§ **Aim**
Without the pictures, return all of the material exactly as written.

§ **Data**
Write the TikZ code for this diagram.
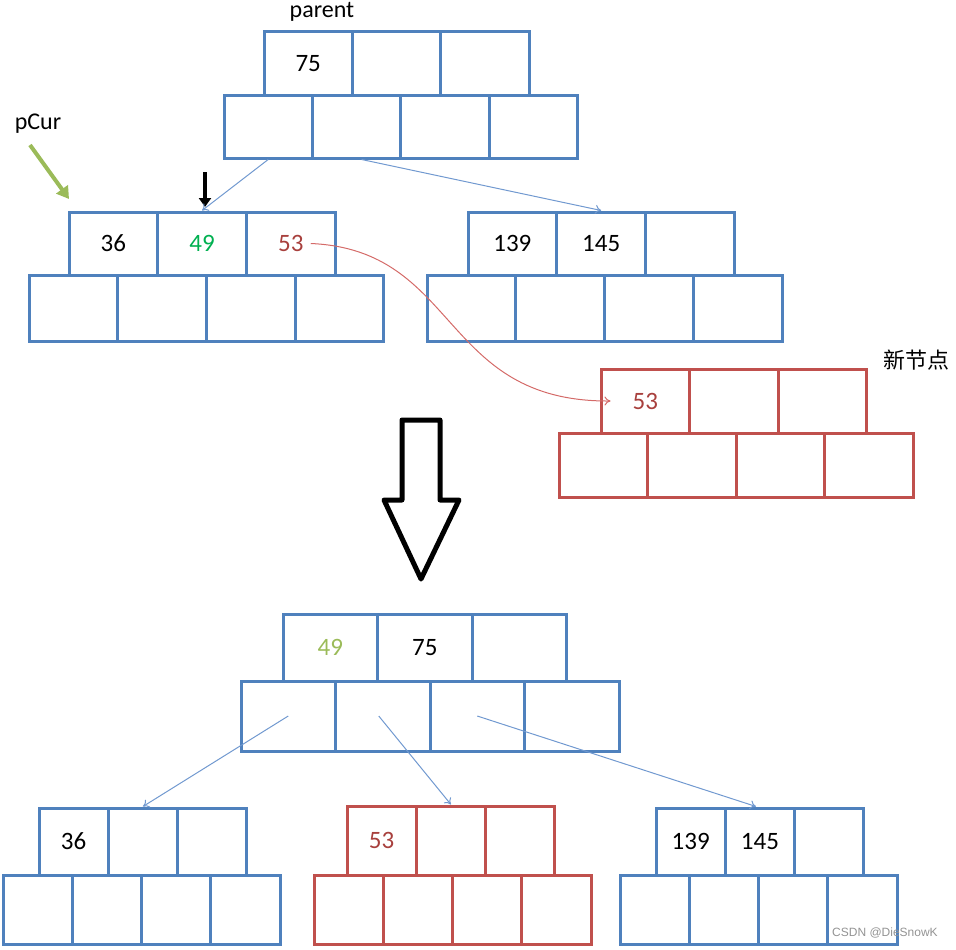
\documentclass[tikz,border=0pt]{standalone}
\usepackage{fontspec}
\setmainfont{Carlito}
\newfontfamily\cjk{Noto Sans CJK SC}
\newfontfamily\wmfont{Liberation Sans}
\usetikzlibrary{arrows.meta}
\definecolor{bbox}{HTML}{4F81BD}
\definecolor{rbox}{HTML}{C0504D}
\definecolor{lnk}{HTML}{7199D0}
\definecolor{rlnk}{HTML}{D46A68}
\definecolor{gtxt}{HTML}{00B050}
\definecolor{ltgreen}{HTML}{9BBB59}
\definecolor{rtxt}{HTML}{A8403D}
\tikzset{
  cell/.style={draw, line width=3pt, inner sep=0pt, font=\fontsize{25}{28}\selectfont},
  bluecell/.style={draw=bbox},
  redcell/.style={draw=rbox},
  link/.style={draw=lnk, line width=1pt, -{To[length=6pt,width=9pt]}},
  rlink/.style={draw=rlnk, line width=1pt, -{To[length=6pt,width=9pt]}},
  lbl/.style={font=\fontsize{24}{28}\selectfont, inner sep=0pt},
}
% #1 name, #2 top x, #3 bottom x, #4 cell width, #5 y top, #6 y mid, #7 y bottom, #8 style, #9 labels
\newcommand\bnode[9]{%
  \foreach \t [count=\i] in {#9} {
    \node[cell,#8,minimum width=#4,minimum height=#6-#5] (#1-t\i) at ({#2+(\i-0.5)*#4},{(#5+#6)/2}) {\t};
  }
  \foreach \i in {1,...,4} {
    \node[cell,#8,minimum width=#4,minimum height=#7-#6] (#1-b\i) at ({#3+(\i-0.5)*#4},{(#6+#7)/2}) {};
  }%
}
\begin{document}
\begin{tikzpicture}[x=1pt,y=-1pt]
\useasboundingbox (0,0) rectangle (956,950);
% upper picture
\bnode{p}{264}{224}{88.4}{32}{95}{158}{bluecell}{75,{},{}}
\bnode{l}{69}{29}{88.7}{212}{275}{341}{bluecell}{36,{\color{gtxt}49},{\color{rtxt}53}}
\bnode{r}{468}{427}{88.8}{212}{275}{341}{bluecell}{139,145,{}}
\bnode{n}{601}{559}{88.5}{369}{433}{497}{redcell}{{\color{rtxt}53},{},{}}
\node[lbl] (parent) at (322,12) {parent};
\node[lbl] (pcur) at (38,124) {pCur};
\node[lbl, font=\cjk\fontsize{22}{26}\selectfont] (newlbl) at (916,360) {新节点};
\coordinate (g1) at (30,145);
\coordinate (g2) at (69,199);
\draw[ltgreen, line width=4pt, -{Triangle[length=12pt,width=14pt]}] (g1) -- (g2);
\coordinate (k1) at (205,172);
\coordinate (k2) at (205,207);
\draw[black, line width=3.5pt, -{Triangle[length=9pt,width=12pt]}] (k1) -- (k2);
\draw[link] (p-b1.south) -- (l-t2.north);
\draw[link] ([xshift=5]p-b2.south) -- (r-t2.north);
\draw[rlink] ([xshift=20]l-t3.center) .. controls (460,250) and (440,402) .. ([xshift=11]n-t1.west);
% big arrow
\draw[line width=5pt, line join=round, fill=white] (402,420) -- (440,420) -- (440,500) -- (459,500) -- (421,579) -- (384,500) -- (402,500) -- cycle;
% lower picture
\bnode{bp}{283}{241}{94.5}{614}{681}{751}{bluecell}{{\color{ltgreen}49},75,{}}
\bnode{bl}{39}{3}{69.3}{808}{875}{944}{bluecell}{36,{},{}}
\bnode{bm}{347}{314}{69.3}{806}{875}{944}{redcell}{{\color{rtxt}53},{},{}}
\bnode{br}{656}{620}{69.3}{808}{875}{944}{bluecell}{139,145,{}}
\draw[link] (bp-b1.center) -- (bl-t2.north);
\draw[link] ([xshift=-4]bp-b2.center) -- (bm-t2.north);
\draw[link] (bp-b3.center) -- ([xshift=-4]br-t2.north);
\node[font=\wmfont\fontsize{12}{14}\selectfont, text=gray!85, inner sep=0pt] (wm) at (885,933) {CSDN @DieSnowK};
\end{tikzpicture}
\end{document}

§ **Written response**
Write the TikZ code for this diagram.
\documentclass[tikz,border=0pt]{standalone}
\usepackage{fontspec}
\setmainfont{Carlito}
\newfontfamily\cjk{Noto Sans CJK SC}
\newfontfamily\wmfont{Liberation Sans}
\usetikzlibrary{arrows.meta}
\definecolor{bbox}{HTML}{4F81BD}
\definecolor{rbox}{HTML}{C0504D}
\definecolor{lnk}{HTML}{7199D0}
\definecolor{rlnk}{HTML}{D46A68}
\definecolor{gtxt}{HTML}{00B050}
\definecolor{ltgreen}{HTML}{9BBB59}
\definecolor{rtxt}{HTML}{A8403D}
\tikzset{
  cell/.style={draw, line width=3pt, inner sep=0pt, font=\fontsize{25}{28}\selectfont},
  bluecell/.style={draw=bbox},
  redcell/.style={draw=rbox},
  link/.style={draw=lnk, line width=1pt, -{To[length=6pt,width=9pt]}},
  rlink/.style={draw=rlnk, line width=1pt, -{To[length=6pt,width=9pt]}},
  lbl/.style={font=\fontsize{24}{28}\selectfont, inner sep=0pt},
}
% #1 name, #2 top x, #3 bottom x, #4 cell width, #5 y top, #6 y mid, #7 y bottom, #8 style, #9 labels
\newcommand\bnode[9]{%
  \foreach \t [count=\i] in {#9} {
    \node[cell,#8,minimum width=#4,minimum height=#6-#5] (#1-t\i) at ({#2+(\i-0.5)*#4},{(#5+#6)/2}) {\t};
  }
  \foreach \i in {1,...,4} {
    \node[cell,#8,minimum width=#4,minimum height=#7-#6] (#1-b\i) at ({#3+(\i-0.5)*#4},{(#6+#7)/2}) {};
  }%
}
\begin{document}
\begin{tikzpicture}[x=1pt,y=-1pt]
\useasboundingbox (0,0) rectangle (956,950);
% upper picture
\bnode{p}{264}{224}{88.4}{32}{95}{158}{bluecell}{75,{},{}}
\bnode{l}{69}{29}{88.7}{212}{275}{341}{bluecell}{36,{\color{gtxt}49},{\color{rtxt}53}}
\bnode{r}{468}{427}{88.8}{212}{275}{341}{bluecell}{139,145,{}}
\bnode{n}{601}{559}{88.5}{369}{433}{497}{redcell}{{\color{rtxt}53},{},{}}
\node[lbl] (parent) at (322,12) {parent};
\node[lbl] (pcur) at (38,124) {pCur};
\node[lbl, font=\cjk\fontsize{22}{26}\selectfont] (newlbl) at (916,360) {新节点};
\coordinate (g1) at (30,145);
\coordinate (g2) at (69,199);
\draw[ltgreen, line width=4pt, -{Triangle[length=12pt,width=14pt]}] (g1) -- (g2);
\coordinate (k1) at (205,172);
\coordinate (k2) at (205,207);
\draw[black, line width=3.5pt, -{Triangle[length=9pt,width=12pt]}] (k1) -- (k2);
\draw[link] (p-b1.south) -- (l-t2.north);
\draw[link] ([xshift=5]p-b2.south) -- (r-t2.north);
\draw[rlink] ([xshift=20]l-t3.center) .. controls (460,250) and (440,402) .. ([xshift=11]n-t1.west);
% big arrow
\draw[line width=5pt, line join=round, fill=white] (402,420) -- (440,420) -- (440,500) -- (459,500) -- (421,579) -- (384,500) -- (402,500) -- cycle;
% lower picture
\bnode{bp}{283}{241}{94.5}{614}{681}{751}{bluecell}{{\color{ltgreen}49},75,{}}
\bnode{bl}{39}{3}{69.3}{808}{875}{944}{bluecell}{36,{},{}}
\bnode{bm}{347}{314}{69.3}{806}{875}{944}{redcell}{{\color{rtxt}53},{},{}}
\bnode{br}{656}{620}{69.3}{808}{875}{944}{bluecell}{139,145,{}}
\draw[link] (bp-b1.center) -- (bl-t2.north);
\draw[link] ([xshift=-4]bp-b2.center) -- (bm-t2.north);
\draw[link] (bp-b3.center) -- ([xshift=-4]br-t2.north);
\node[font=\wmfont\fontsize{12}{14}\selectfont, text=gray!85, inner sep=0pt] (wm) at (885,933) {CSDN @DieSnowK};
\end{tikzpicture}
\end{document}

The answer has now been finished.